One of the industries that has benefited from bar codes is Cable. The development of bar code scanners allows CPE to be tracked from the point of origin to its final destination. Cable MSOs can now know where their CPE is at any point in time and who it is accountable for it.

For example, cable warehouse management systems that use bar codes and scanners have enabled serialized reconciliations, reduced CPE theft and enabled CPE to be tracked through third party and repair vendors.

In addition, the bar code tracking of CPE has provided cable hub and spoke operations to more accurately gauge their CPEneeds for better inventory management. This has led substantial cost savings for cable MSOs allowing them to invest in better infrastructure, products and services.

Most cable companies currently make use of conventional 1 D bar codes to label CPE. However, they will need to change to 2 D bar codes in the coming years as the requirements for billing and provisioning systems necessitates the need for additional information to be collected. (2 D bar codes hold more information by storing information both horizontally and vertically).

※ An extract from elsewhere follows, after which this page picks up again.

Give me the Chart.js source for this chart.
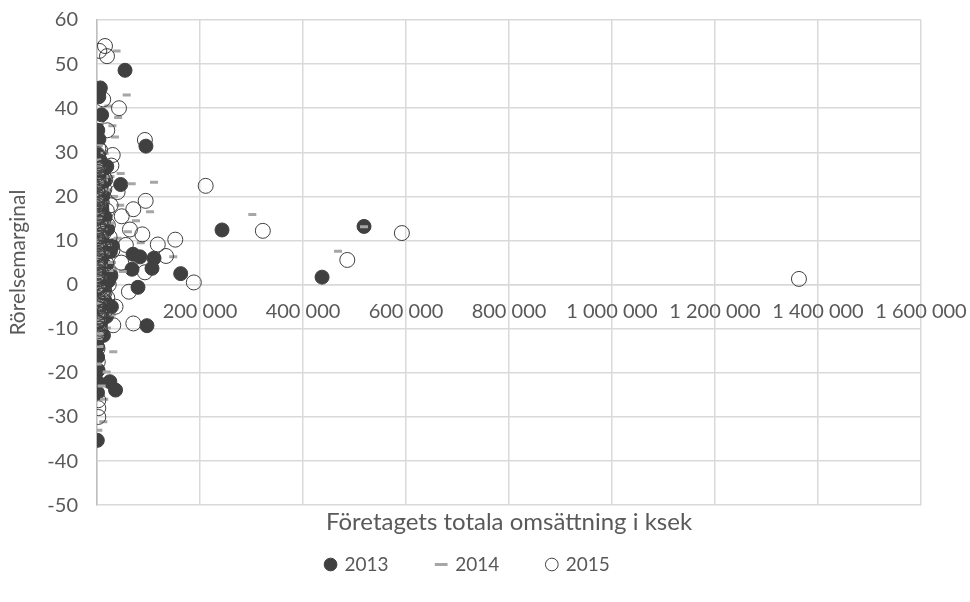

The Future of Bar Code Technology

Due to the low cost of implementing bar codes to track products, the technology remained unchallenged for many years. However, recent years have seen advances in radio frequency identification (RFID) which in all likelihood will replace bar coding over the next decade.

The growth of RFID technology is only limited by the ability to replace bar codes. Since bar codes are so interwoven into business today, replacing them will take a lengthy amount of time. Until that time, we salute Mr. Woodland and Mr. Silver for their contributions to our society.